§ **MATERIAL FOR THIS EXERCISE**
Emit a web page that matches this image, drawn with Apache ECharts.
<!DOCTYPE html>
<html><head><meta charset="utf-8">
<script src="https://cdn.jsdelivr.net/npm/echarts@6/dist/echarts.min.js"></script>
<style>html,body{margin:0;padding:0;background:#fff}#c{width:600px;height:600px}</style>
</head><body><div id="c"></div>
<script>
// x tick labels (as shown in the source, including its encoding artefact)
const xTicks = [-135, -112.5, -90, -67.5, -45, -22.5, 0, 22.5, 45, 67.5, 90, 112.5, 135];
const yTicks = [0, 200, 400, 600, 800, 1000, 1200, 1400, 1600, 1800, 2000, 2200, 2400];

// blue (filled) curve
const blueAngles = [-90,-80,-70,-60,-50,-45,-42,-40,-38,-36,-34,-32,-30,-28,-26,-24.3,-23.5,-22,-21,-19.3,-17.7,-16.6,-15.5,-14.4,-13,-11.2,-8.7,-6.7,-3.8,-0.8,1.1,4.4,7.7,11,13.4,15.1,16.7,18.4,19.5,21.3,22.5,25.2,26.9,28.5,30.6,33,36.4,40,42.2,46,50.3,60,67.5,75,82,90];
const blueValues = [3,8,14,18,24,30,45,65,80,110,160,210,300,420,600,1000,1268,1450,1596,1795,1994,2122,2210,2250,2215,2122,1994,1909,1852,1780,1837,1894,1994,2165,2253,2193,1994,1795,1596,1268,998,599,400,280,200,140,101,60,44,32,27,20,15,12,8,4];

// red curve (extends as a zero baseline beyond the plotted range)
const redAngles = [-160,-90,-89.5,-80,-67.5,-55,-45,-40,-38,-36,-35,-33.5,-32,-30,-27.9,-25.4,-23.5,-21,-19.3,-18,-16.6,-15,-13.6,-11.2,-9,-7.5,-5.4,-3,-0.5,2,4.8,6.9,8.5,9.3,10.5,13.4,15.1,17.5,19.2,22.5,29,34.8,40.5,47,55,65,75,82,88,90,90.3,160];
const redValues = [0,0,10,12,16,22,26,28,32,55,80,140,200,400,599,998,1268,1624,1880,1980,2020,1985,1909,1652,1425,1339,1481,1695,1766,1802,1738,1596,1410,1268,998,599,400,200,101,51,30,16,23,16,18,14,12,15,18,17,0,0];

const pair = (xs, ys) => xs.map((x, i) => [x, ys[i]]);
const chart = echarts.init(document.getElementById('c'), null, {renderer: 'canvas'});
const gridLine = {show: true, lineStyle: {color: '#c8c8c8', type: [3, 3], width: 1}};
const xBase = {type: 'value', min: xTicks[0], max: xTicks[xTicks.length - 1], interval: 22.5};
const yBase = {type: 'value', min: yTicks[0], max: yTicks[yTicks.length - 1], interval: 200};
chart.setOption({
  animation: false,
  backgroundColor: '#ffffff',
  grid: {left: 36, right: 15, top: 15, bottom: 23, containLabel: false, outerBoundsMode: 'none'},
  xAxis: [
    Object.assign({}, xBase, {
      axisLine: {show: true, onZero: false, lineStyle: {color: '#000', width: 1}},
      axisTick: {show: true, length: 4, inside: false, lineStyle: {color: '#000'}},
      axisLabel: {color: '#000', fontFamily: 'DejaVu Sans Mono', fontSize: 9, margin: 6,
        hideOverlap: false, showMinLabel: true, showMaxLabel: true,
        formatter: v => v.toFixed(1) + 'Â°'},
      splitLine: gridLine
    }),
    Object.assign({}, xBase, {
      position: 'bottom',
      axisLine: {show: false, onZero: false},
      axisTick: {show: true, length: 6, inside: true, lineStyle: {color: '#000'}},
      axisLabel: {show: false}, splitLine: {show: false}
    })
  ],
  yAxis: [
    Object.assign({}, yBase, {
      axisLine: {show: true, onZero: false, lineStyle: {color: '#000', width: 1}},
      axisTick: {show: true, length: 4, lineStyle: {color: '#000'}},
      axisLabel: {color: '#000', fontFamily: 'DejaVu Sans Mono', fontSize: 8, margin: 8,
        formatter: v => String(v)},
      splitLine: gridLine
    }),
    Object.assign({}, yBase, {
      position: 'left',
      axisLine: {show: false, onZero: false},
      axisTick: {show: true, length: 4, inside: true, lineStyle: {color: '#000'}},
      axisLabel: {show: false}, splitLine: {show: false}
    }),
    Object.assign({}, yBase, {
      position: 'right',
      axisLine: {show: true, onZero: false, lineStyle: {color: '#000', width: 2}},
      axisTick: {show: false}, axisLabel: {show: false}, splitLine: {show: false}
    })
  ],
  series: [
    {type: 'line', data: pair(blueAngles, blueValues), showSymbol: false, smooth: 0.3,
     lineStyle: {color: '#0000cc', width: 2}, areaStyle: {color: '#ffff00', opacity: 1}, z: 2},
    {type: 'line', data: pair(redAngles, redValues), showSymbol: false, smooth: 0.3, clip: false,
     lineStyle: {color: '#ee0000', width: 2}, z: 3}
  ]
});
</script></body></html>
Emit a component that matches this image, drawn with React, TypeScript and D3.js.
* * *
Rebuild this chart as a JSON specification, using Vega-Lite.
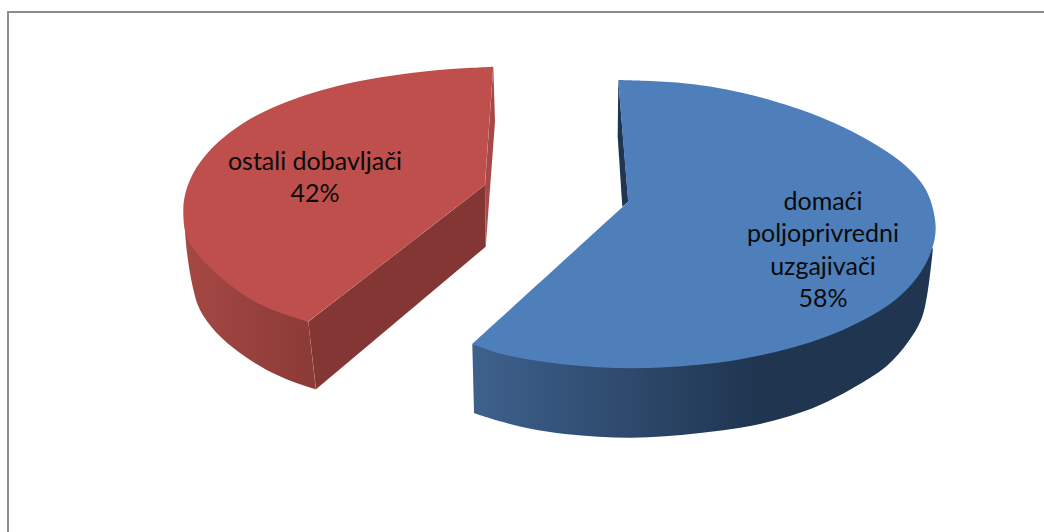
* * *
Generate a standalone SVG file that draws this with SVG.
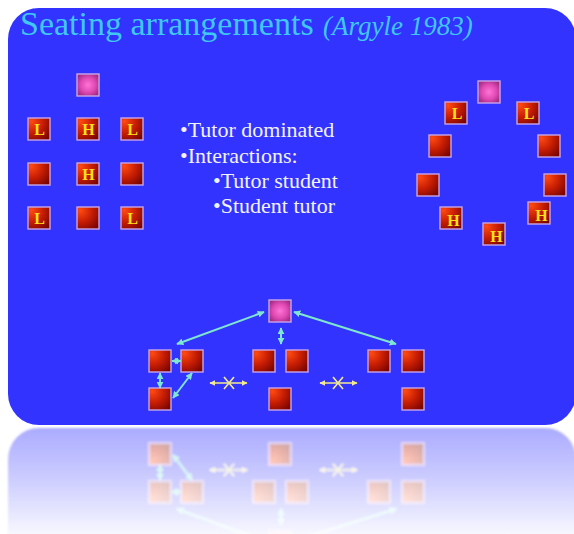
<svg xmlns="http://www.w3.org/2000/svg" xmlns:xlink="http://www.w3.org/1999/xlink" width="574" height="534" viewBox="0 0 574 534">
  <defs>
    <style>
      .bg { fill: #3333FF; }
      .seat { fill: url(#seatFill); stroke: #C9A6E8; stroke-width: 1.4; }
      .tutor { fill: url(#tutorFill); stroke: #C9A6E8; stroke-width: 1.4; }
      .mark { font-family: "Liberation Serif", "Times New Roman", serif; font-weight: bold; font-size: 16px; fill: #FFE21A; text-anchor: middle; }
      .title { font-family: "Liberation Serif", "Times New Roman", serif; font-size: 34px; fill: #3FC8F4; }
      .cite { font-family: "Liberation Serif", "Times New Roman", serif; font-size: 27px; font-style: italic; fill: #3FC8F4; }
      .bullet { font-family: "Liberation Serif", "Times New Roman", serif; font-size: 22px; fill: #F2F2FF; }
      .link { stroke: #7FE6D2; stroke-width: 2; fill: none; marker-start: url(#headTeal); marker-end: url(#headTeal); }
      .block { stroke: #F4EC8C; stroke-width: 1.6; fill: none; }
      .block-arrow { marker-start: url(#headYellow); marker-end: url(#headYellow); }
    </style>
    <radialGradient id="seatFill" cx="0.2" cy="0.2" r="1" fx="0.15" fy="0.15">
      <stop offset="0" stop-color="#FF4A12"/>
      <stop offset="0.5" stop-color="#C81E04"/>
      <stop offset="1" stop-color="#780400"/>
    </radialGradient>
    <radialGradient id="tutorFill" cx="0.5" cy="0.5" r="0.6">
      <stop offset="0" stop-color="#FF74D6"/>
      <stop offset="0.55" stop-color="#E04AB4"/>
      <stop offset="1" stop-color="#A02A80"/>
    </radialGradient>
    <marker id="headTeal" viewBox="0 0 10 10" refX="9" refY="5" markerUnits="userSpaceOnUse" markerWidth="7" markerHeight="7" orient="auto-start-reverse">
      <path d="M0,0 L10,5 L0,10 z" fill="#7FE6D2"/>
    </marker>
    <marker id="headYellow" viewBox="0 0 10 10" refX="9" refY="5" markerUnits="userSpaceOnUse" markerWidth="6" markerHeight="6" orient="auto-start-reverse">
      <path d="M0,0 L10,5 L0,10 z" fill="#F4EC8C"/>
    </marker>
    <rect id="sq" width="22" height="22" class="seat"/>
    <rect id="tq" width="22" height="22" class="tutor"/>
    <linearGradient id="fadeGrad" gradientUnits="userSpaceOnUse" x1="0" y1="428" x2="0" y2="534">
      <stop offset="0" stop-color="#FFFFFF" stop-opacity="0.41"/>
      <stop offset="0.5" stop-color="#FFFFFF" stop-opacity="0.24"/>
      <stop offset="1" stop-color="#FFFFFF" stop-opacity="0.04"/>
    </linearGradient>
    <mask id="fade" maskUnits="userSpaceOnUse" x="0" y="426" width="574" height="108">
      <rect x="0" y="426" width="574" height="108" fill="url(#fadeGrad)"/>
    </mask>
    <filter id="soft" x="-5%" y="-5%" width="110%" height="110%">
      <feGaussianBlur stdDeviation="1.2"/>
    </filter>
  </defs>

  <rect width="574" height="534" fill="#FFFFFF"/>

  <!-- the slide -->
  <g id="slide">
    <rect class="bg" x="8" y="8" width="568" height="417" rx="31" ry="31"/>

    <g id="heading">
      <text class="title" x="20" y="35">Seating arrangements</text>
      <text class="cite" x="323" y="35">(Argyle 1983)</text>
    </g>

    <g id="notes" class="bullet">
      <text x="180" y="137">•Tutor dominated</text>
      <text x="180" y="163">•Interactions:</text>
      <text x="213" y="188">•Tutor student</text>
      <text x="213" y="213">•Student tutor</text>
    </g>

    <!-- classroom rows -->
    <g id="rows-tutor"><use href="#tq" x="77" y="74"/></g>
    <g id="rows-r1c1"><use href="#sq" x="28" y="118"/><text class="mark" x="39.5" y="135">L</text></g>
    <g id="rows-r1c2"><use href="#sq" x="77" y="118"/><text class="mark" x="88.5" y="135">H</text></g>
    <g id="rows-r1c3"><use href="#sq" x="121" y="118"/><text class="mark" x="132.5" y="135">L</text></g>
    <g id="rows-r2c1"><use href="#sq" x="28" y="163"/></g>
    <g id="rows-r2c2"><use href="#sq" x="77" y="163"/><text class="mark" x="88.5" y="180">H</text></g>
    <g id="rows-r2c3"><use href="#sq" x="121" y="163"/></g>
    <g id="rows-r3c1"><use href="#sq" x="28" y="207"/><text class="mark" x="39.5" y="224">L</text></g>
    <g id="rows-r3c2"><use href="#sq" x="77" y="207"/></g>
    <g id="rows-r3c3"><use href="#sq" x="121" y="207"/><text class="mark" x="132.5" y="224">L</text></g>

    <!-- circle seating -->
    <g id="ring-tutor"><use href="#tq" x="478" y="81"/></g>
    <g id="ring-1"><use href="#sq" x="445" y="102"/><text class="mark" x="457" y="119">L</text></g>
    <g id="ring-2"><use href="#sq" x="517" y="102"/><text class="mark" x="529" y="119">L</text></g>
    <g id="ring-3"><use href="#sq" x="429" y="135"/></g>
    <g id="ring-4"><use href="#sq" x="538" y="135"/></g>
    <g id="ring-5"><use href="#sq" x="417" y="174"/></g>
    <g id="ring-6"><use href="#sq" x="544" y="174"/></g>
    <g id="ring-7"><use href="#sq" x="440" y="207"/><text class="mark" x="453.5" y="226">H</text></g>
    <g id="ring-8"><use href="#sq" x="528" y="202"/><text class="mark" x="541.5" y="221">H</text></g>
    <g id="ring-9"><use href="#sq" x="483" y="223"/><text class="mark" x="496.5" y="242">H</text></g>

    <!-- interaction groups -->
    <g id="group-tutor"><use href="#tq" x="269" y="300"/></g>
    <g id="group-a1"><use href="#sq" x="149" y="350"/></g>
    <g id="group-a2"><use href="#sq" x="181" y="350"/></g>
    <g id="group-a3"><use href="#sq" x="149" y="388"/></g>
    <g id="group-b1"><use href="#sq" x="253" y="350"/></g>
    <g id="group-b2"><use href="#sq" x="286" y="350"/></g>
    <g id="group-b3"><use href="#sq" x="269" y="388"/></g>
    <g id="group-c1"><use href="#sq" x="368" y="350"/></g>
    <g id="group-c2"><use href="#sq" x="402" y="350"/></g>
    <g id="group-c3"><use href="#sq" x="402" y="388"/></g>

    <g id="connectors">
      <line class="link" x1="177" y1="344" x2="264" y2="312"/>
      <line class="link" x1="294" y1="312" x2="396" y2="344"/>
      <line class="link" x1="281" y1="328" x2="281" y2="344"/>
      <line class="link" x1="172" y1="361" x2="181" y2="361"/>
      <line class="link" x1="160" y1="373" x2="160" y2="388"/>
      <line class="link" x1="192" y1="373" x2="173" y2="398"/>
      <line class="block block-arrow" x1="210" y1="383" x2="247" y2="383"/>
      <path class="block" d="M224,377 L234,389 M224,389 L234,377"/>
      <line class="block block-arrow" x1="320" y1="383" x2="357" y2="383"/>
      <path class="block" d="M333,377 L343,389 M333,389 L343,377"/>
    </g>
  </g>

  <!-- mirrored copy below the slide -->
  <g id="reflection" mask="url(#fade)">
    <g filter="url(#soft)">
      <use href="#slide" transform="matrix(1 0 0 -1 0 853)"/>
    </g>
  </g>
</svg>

§ **BRIEF**
Everything from the line with "Emit a web page" through the line with "2000, 2200, 2400];", both ends included, should be repeated exactly; nothing else should appear.

§ **RESPONSE TO THIS TASK**
Emit a web page that matches this image, drawn with Apache ECharts.
<!DOCTYPE html>
<html><head><meta charset="utf-8">
<script src="https://cdn.jsdelivr.net/npm/echarts@6/dist/echarts.min.js"></script>
<style>html,body{margin:0;padding:0;background:#fff}#c{width:600px;height:600px}</style>
</head><body><div id="c"></div>
<script>
// x tick labels (as shown in the source, including its encoding artefact)
const xTicks = [-135, -112.5, -90, -67.5, -45, -22.5, 0, 22.5, 45, 67.5, 90, 112.5, 135];
const yTicks = [0, 200, 400, 600, 800, 1000, 1200, 1400, 1600, 1800, 2000, 2200, 2400];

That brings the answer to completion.